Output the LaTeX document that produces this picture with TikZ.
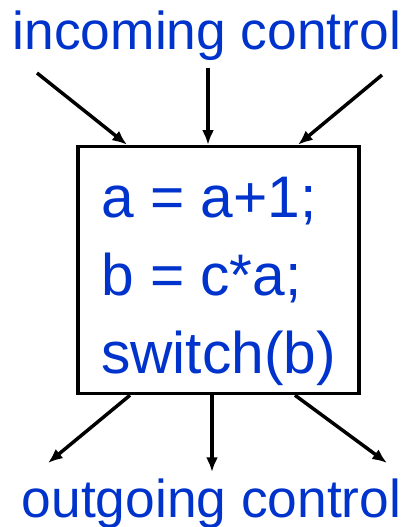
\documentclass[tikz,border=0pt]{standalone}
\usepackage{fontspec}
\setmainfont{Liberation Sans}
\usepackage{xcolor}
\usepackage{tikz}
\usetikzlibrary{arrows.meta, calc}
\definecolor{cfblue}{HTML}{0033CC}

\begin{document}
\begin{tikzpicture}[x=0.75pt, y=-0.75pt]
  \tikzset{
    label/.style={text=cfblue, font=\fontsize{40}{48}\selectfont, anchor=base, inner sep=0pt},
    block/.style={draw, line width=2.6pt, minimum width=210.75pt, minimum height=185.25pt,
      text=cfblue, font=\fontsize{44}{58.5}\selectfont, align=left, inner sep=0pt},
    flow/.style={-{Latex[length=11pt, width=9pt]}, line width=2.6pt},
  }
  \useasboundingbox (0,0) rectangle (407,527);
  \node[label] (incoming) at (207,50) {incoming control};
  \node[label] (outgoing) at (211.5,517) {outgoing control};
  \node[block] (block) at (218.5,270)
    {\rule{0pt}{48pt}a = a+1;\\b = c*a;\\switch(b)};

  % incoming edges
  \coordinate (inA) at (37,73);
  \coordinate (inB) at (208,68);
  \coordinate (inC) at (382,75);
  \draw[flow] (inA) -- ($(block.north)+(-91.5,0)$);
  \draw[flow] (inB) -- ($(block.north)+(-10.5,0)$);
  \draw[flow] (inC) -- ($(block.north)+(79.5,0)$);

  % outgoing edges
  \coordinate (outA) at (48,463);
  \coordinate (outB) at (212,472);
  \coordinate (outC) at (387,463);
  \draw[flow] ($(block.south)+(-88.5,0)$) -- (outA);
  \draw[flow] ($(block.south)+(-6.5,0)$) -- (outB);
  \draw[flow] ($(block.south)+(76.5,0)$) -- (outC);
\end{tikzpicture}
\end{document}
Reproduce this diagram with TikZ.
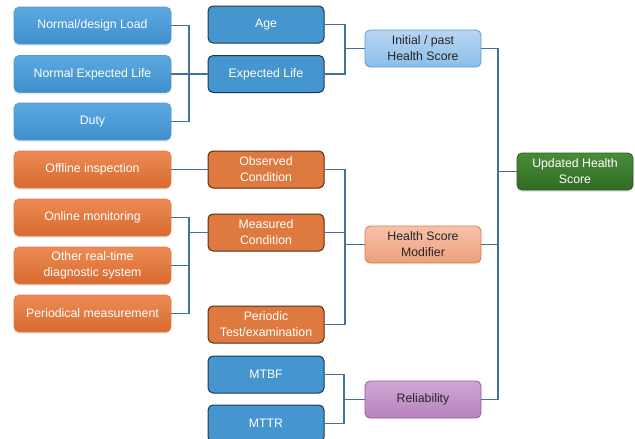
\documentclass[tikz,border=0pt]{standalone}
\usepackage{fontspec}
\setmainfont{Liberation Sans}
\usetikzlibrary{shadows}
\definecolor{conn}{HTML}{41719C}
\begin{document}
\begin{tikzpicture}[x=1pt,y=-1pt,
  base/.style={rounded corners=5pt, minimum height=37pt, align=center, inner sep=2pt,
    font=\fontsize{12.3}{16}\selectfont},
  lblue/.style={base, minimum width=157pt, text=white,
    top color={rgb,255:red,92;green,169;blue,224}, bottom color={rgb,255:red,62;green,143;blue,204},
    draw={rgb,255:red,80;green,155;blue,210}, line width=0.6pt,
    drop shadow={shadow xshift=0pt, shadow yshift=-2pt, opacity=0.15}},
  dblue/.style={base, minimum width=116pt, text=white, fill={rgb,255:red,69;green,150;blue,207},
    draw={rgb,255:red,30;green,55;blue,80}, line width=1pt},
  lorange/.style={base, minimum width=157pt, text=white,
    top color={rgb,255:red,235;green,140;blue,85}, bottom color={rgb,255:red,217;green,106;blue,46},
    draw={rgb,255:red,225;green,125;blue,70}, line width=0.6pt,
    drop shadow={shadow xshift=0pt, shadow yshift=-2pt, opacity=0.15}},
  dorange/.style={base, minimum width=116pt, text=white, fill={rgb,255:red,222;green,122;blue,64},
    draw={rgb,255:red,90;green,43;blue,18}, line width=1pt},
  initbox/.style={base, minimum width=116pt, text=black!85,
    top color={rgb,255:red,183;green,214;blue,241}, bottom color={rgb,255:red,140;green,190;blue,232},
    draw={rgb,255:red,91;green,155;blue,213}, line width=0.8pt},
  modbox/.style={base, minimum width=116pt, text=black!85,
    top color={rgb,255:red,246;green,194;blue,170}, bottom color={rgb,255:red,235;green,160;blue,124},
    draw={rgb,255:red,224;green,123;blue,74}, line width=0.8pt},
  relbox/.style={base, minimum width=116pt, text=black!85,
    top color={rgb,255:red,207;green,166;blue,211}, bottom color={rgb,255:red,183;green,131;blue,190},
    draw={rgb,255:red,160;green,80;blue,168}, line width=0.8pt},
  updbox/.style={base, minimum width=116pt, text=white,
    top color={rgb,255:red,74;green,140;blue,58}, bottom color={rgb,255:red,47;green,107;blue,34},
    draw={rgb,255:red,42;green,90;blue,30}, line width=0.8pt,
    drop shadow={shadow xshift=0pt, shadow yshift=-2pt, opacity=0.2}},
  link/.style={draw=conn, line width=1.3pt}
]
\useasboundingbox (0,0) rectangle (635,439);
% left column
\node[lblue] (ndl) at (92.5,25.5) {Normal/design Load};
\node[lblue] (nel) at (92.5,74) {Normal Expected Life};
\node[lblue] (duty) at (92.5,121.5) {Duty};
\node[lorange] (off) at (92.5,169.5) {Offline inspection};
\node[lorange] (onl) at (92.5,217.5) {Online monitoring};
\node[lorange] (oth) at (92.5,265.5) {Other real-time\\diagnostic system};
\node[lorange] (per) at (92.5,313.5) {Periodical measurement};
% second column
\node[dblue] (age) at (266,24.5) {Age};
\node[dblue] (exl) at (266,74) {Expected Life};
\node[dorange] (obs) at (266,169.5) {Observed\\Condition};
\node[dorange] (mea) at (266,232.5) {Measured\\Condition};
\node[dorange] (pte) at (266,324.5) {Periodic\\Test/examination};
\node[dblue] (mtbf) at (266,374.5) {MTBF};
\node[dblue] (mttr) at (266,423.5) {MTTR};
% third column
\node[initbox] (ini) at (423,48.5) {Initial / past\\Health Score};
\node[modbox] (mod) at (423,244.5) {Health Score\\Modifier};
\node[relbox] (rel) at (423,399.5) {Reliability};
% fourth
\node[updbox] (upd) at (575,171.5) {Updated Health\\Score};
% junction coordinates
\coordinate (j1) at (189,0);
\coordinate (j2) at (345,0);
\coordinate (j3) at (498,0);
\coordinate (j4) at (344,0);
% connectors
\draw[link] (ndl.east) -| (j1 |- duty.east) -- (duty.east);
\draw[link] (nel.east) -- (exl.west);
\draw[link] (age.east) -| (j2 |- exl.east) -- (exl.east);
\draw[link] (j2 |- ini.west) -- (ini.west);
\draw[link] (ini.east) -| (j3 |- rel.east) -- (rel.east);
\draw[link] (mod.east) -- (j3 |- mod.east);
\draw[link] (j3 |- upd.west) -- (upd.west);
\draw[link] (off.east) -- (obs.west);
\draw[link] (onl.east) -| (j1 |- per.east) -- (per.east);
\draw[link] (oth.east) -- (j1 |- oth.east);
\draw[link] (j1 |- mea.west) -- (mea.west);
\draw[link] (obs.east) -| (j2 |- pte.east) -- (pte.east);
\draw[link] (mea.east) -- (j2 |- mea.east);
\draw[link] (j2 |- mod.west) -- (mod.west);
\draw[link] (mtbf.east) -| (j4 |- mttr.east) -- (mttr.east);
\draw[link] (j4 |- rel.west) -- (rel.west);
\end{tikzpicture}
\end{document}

**Problem description:**
Report back each line of the entries that holds the string "this".

**The output:**
Output the LaTeX document that produces this picture with TikZ.
Reproduce this diagram with TikZ.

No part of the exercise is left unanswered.